I hope that makes sense to you.
j
Thanks.
Hi,
j, I don’t know where you have read about this “affinity” condition for C1 continuity between two pathes, but I’m sure that coplanarity is enough. It is proved in “Triangular Bezier-Bernstein pathes” G.Farin CAGD 3 (1986). It is in corollary 2.10 which gives such conditions for any order of continuity.
Regards
Martin
Maybe I’m wrong then.
But I have tried before to get C1 continuity between adjacent triangular bezier patches, and simply having the edge quadrilaterals lying in a plane didn’t work. I actually never figured out exactly what was wrong, but I found a web page where somebody mentioned what you call the “affinity” condition.
I can’t find the website anymore, though.
j
This is a hard problem in general. Note also that in many cases, the best approach is actually to mix and match quad and tri patches within a single model.

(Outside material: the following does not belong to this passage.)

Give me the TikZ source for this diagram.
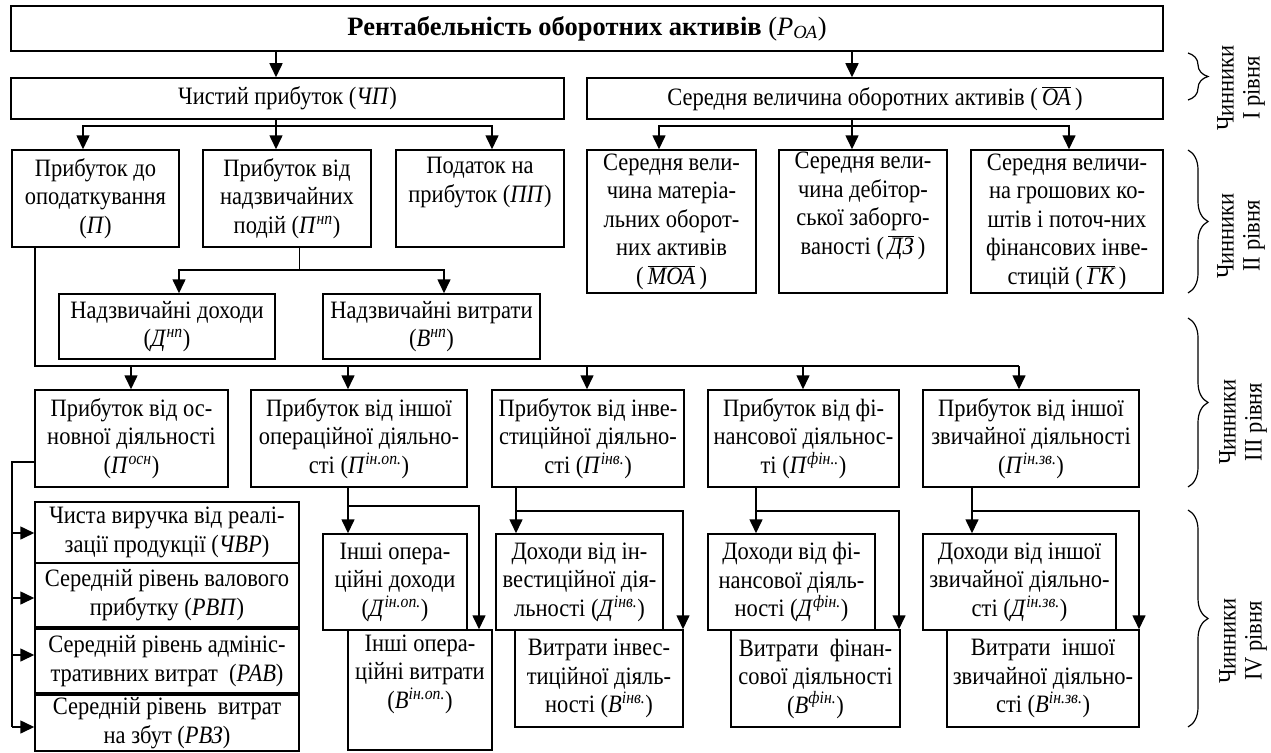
\documentclass[tikz,border=0pt]{standalone}
\usepackage{fontspec}
\setmainfont{Liberation Serif}[FakeStretch=0.9]
\newfontfamily\titlefont{Liberation Serif}
\usetikzlibrary{arrows.meta,decorations.pathreplacing}
\newcommand{\ovl}[1]{$\overline{\mbox{\itshape #1}}$}
\newcommand{\bx}[7][]{%
\pgfmathsetmacro{\bxcx}{(#3+#5)/2}%
\pgfmathsetmacro{\bxcy}{(#4+#6)/2}%
\pgfmathsetmacro{\bxw}{#5-#3}%
\pgfmathsetmacro{\bxh}{#6-#4}%
\node[box,minimum width=\bxw pt,minimum height=\bxh pt,#1] (#2) at (\bxcx,\bxcy) {#7};}
\newcommand{\ix}[2]{\textit{#1}\textsuperscript{\textit{#2}}}
\tikzset{
  box/.style={draw,line width=1.5pt,fill=white,inner sep=1pt,align=center,
    font=\fontsize{25}{28.5}\selectfont},
  ln/.style={line width=1.6pt},
  thinln/.style={line width=1pt},
  arr/.style={line width=1.6pt,-{Triangle[length=14pt,width=13pt]}},
  brc/.style={line width=1.2pt,decorate,decoration={brace,amplitude=20pt}},
  lvl/.style={rotate=90,align=center,font=\fontsize{25}{26}\selectfont}
}
\begin{document}
\begin{tikzpicture}[x=1pt,y=-1pt]
\useasboundingbox (0,0) rectangle (1271,752);
% level 0
\bx[font=\titlefont\fontsize{26.5}{30}\selectfont]{top}{11}{6}{1163}{51}{\textbf{Рентабельність оборотних активів} (\textit{Р}\textsubscript{\textit{ОА}})}
% level 1
\bx{chp}{11}{78}{564}{119}{Чистий прибуток (\textit{ЧП})}
\bx{oa}{587}{78}{1163}{119}{Середня величина оборотних активів (\,\ovl{ОА}\,)}
% level 2
\bx{p}{12}{150}{179}{247}{Прибуток до\\оподаткування\\(\textit{П})}
\bx{pnp}{203}{150}{371}{247}{Прибуток від\\надзвичайних\\подій (\ix{П}{нп})}
\bx{pp}{396}{150}{564}{247}{Податок на\\прибуток (\textit{ПП})\\\strut}
\bx{moa}{587}{150}{756}{293}{Середня вели-\\чина матеріа-\\льних оборот-\\них активів\\(\,\ovl{МОА}\,)}
\bx{dz}{779}{150}{947}{293}{Середня вели-\\чина дебітор-\\ської заборго-\\ваності (\,\ovl{ДЗ}\,)\\\strut}
\bx{gk}{971}{150}{1163}{293}{Середня величи-\\на грошових ко-\\штів і поточ-них\\фінансових інве-\\стицій (\,\ovl{ГК}\,)}
\bx{dnp}{59}{294}{275}{359}{Надзвичайні доходи\\(\ix{Д}{нп})}
\bx{vnp}{323}{294}{540}{359}{Надзвичайні витрати\\(\ix{В}{нп})}
% level 3
\bx{posn}{35}{390}{228}{487}{Прибуток від ос-\\новної діяльності\\(\ix{П}{осн})}
\bx{pinop}{251}{390}{467}{487}{Прибуток від іншої\\операційної діяльно-\\сті (\ix{П}{ін.оп.})}
\bx{pinv}{492}{390}{684}{487}{Прибуток від інве-\\стиційної діяльно-\\сті (\ix{П}{інв.})}
\bx{pfin}{708}{390}{899}{487}{Прибуток від фі-\\нансової діяльнос-\\ті (\ix{П}{фін..})}
\bx{pzv}{923}{390}{1139}{487}{Прибуток від іншої\\звичайної діяльності\\(\ix{П}{ін.зв.})}
% level 4
\bx{chvr}{35}{502}{299}{563}{Чиста виручка від реалі-\\зації продукції (\textit{ЧВР})}
\bx{rvp}{35}{563}{299}{627}{Середній рівень валового\\прибутку (\textit{РВП})}
\bx{rav}{35}{629}{299}{693}{Середній рівень адмініс-\\тративних витрат~ (\textit{РАВ})}
\bx{rvz}{35}{695}{299}{751}{Середній рівень~ витрат\\на збут (\textit{РВЗ})}
\bx{dinop}{323}{534}{467}{630}{Інші опера-\\ційні доходи\\(\ix{Д}{ін.оп.})}
\bx{vinop}{348}{630}{492}{750}{Інші опера-\\ційні витрати\\(\ix{В}{ін.оп.})\\\strut}
\bx{dinv}{496}{534}{663}{630}{Доходи від ін-\\вестиційної дія-\\льності (\ix{Д}{інв.})}
\bx{vinv}{515}{630}{683}{727}{Витрати інвес-\\тиційної діяль-\\ності (\ix{В}{інв.})}
\bx{dfin}{708}{534}{875}{630}{Доходи від фі-\\нансової діяль-\\ності (\ix{Д}{фін.})}
\bx{vfin}{731}{630}{900}{727}{Витрати~ фінан-\\сової діяльності\\(\ix{В}{фін.})}
\bx{dzv}{923}{534}{1116}{630}{Доходи від іншої\\звичайної діяльно-\\сті (\ix{Д}{ін.зв.})}
\bx{vzv}{947}{630}{1139}{727}{Витрати~ іншої\\звичайної діяльно-\\сті (\ix{В}{ін.зв.})}
% junction coordinates
\coordinate (j1) at (276,126);
\coordinate (j2) at (852,126);
\coordinate (j3) at (299,270);
\coordinate (j4) at (35,366);
\coordinate (j5) at (12,462);
\coordinate (jo) at (348,506);
\coordinate (ji) at (516,511);
\coordinate (jf) at (756,511);
\coordinate (jz) at (972,511);
% connectors level 0 -> 1
\draw[arr] (top.south -| j1) -- (chp.north -| j1);
\draw[arr] (top.south -| j2) -- (oa.north -| j2);
% level 1 -> 2
\draw[ln] (chp.south -| j1) -- (j1);
\draw[arr] (j1) -- (pnp.north -| j1);
\draw[arr] (j1) -| (p.north -| 83,0);
\draw[arr] (j1) -| (pp.north -| 492,0);
\draw[ln] (oa.south -| j2) -- (j2);
\draw[arr] (j2) -- (dz.north -| j2);
\draw[arr] (j2) -| (moa.north -| 659,0);
\draw[arr] (j2) -| (gk.north -| 1069,0);
% extraordinary
\draw[thinln] (pnp.south -| j3) -- (j3);
\draw[arr] (j3) -| (dnp.north -| 179,0);
\draw[arr] (j3) -| (vnp.north -| 444,0);
% level 2 -> 3
\draw[ln] (p.south -| j4) -- (j4) -- (1019,366);
\draw[arr] (131,366) -- (posn.north -| 131,0);
\draw[arr] (348,366) -- (pinop.north -| 348,0);
\draw[arr] (587,366) -- (pinv.north -| 587,0);
\draw[arr] (803,366) -- (pfin.north -| 803,0);
\draw[arr] (1019,366) -- (pzv.north -| 1019,0);
% main activity
\draw[ln] (posn.west |- j5) -- (j5) -- (12,727);
\draw[arr] (12,533) -- (chvr.west |- 0,533);
\draw[arr] (12,598) -- (rvp.west |- 0,598);
\draw[arr] (12,655) -- (rav.west |- 0,655);
\draw[arr] (12,727) -- (rvz.west |- 0,727);
% other operating
\draw[arr] (pinop.south -| jo) -- (dinop.north -| jo);
\draw[arr] (jo) -| (vinop.north -| 479,0);
% investment
\draw[arr] (pinv.south -| ji) -- (dinv.north -| ji);
\draw[arr] (ji) -| (vinv.north -| 683,0);
% financial
\draw[arr] (pfin.south -| jf) -- (dfin.north -| jf);
\draw[arr] (jf) -| (vfin.north -| 899,0);
% other ordinary
\draw[arr] (pzv.south -| jz) -- (dzv.north -| jz);
\draw[arr] (jz) -| (vzv.north -| 1139,0);
% braces
\draw[brc] (1188,53) -- (1188,100);
\draw[brc] (1188,150) -- (1188,293);
\draw[brc] (1188,318) -- (1188,487);
\draw[brc] (1188,510) -- (1188,727);
\node[lvl] (l1) at (1241,88) {Чинники\\I рівня};
\node[lvl] (l2) at (1241,236) {Чинники\\II рівня};
\node[lvl] (l3) at (1243,422) {Чинники\\III рівня};
\node[lvl] (l4) at (1243,641) {Чинники\\IV рівня};
\end{tikzpicture}
\end{document}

For a really hard challenge, try this: build a perfect sphere out of rational quadratic triangular patches.
It’s easy enough with rational quadratic quadrilateral patches, but with triangles… and no, the obvious one-tri-patch-per-octant approach does not work.
I believe there is a solution. If there isn’t, don’t blame me. 
- Matt
Hi
Matt, look at the article “The octant of a sphere as a non-degenerate triangular Bezier patch” G. Farin, B.Piper, A.J. Worsey CAGD 4(1987)329-332. The final solution (degree 4) is:
(0,0,1)
(a,0,1) (0,a,1)
(b,0,b) (g,g,1) (0,b,b)
(1,0,a) (1,g,g) (g,1,g) (0,1,a)
(1,0,0) (1,a,0) (b,b,0) (a,1,0) (0,1,0)
where
a = (sqrt(3) - 1)/sqrt(3)
b = (sqrt(3) + 1)/2*sqrt(3)
g = 1 - [(5-sqrt(2))(7-sqrt(3))/46]
the weights are:
w(040) = 4sqrt(3)(sqrt(3)-1)
w(031) = 3sqrt(2)
w(202) = 4
w(121) = (3+2sqrt(2) - sqrt(3))sqrt(2/3)
and the map is
400
310 301
220 211 202
130 121 112 103
040 031 022 013 004
The other weights follow by symmetry.
So I think they have soved the problem. Since the proof is not given in the article and I’ve not tried this, I can only suppose the claim is right, but also no a disproof is known to me. This solution also is nonsingular, as stated by the authors. I hope I’ve have correctly written the formulas .

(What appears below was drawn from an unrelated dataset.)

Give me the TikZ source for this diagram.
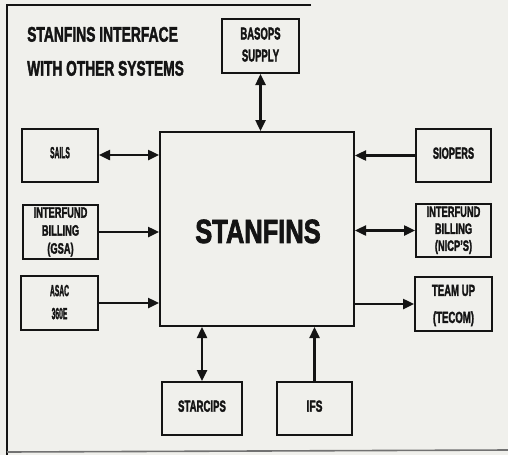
\documentclass[tikz,border=0pt]{standalone}
\usepackage{fontspec}
\setmainfont{Liberation Sans}[BoldFeatures={FakeBold=2.5}]
\usetikzlibrary{arrows.meta}
\definecolor{paper}{RGB}{240,240,236}
\definecolor{ink}{RGB}{20,20,20}
\newcommand\ml[4]{\scalebox{#1}[1]{\fontsize{#2}{#3}\selectfont\bfseries\begin{tabular}{@{}c@{}}#4\end{tabular}}}
\begin{document}
\begin{tikzpicture}[x=1pt,y=-1pt,
  box/.style={draw=ink, line width=2pt, inner sep=0pt, text=ink},
  link/.style={draw=ink, line width=2.4pt},
  onetip/.style={link, -{Triangle[length=11pt,width=10pt]}},
  twotip/.style={link, {Triangle[length=11pt,width=10pt]}-{Triangle[length=11pt,width=10pt]}},
  frameline/.style={draw=ink, line width=1.6pt}]
\fill[paper] (0,0) rectangle (508,455);
\useasboundingbox (0,0) rectangle (508,455);
% frame
\coordinate (ftl) at (7,5);
\coordinate (ftr) at (311,5);
\coordinate (fbl) at (7,455);
\coordinate (fbb) at (7,452);
\coordinate (fbr) at (508,450);
\draw[frameline] (ftr) -- (ftl) -- (fbl);
\draw[frameline, draw=ink!60] (fbb) -- (fbr);
% title
\node[anchor=base west, inner sep=0pt, text=ink] (t1) at (27,42) {\ml{0.66}{21}{24}{STANFINS INTERFACE}};
\node[anchor=base west, inner sep=0pt, text=ink] (t2) at (27,76) {\ml{0.655}{21}{24}{WITH OTHER SYSTEMS}};
% central box
\node[box, minimum width=194pt, minimum height=194pt] (stanfins) at (257,229) {};
\node[anchor=base, inner sep=0pt, text=ink] (stanlabel) at (258,242) {\ml{0.76}{33.5}{36}{STANFINS}};
% boxes
\node[box, minimum width=77pt, minimum height=54pt] (basops) at (260.5,46) {\ml{0.56}{17}{22}{BASOPS\\SUPPLY}};
\node[box, minimum width=76pt, minimum height=53pt] (sails) at (60,155) {\ml{0.42}{16}{16}{SAILS}};
\node[box, minimum width=75pt, minimum height=52pt] (gsa) at (60.5,232) {\ml{0.62}{15}{18}{INTERFUND\\BILLING\\(GSA)}};
\node[box, minimum width=77pt, minimum height=54pt] (asac) at (59.5,303) {\ml{0.42}{16}{23}{ASAC\\360E}};
\node[box, minimum width=75pt, minimum height=53pt] (siopers) at (453.5,155.5) {\ml{0.58}{16}{16}{SIOPERS}};
\node[box, minimum width=75pt, minimum height=53pt] (nicp) at (453.5,230.5) {\ml{0.62}{15}{17}{INTERFUND\\BILLING\\(NICP'S)}};
\node[box, minimum width=77pt, minimum height=54pt] (teamup) at (453.5,304) {\ml{0.6}{16}{27}{TEAM UP\\(TECOM)}};
\node[box, minimum width=80pt, minimum height=53pt] (starcips) at (202,408.5) {\ml{0.6}{16}{16}{STARCIPS}};
\node[box, minimum width=75pt, minimum height=53pt] (ifs) at (314.5,408.5) {\ml{0.64}{16}{16}{IFS}};
% connectors
\draw[twotip] (basops.south) -- (basops.south |- stanfins.north);
\draw[twotip] (sails.east) -- (sails.east -| stanfins.west);
\draw[onetip] (gsa.east) -- (gsa.east -| stanfins.west);
\draw[onetip] (asac.east) -- (asac.east -| stanfins.west);
\draw[onetip] (siopers.west) -- (siopers.west -| stanfins.east);
\draw[twotip] (nicp.west -| stanfins.east) -- (nicp.west);
\draw[onetip] (teamup.west -| stanfins.east) -- (teamup.west);
\draw[twotip] (starcips.north) -- (starcips.north |- stanfins.south);
\draw[onetip] (ifs.north) -- (ifs.north |- stanfins.south);
\end{tikzpicture}
\end{document}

By the way in the same article is mentioned about a solutions with rational biquadratics, given by Peigl’s and Farouki’s[Piegl’86’87, Faraoki’85] with 9 coefficients, but I’ve didn’t know it.
Regards
Martin
[This message has been edited by martin_marinov (edited 06-02-2001).]
So there is no rational triangular quadratic solution? I know the 8-patch rational biquadratic solution, which is easy but suffers from the singularities at the poles.
Of course, if all you’re doing is drawing a sphere, it’s pretty silly to go through all that effort to make the patches. Better to just use the icosahedron approach as given in one of the apps in the red book (which allows you to build a sphere with 20*N^2 triangles for any integral N).
- Matt
Originally posted by mcraighead:
[b]So there is no rational triangular quadratic solution? I know the 8-patch rational biquadratic solution, which is easy but suffers from the singularities at the poles.
Of course, if all you’re doing is drawing a sphere, it’s pretty silly to go through all that effort to make the patches. Better to just use the icosahedron approach as given in one of the apps in the red book (which allows you to build a sphere with 20*N^2 triangles for any integral N).
- Matt[/b]
Sure. But for CAD is better using one representations (usually NURBS), especially for CSG and trimming.
Martin
I think that this problem is not easy to solve. Planarity is not enough to provide C_1 continuity, I can prove this fact.
The system of equations for C1_continuity is not linear. I found these equations:
det(M_i)=0, there M_i is 3x3 matrix corresponding to i-th edge. Elements of this matrix is quadratic polinomials, so this system is vety hard to solve. I wrote “gradient” algorithm to solve it, but it doesnt work in general case and is very slow.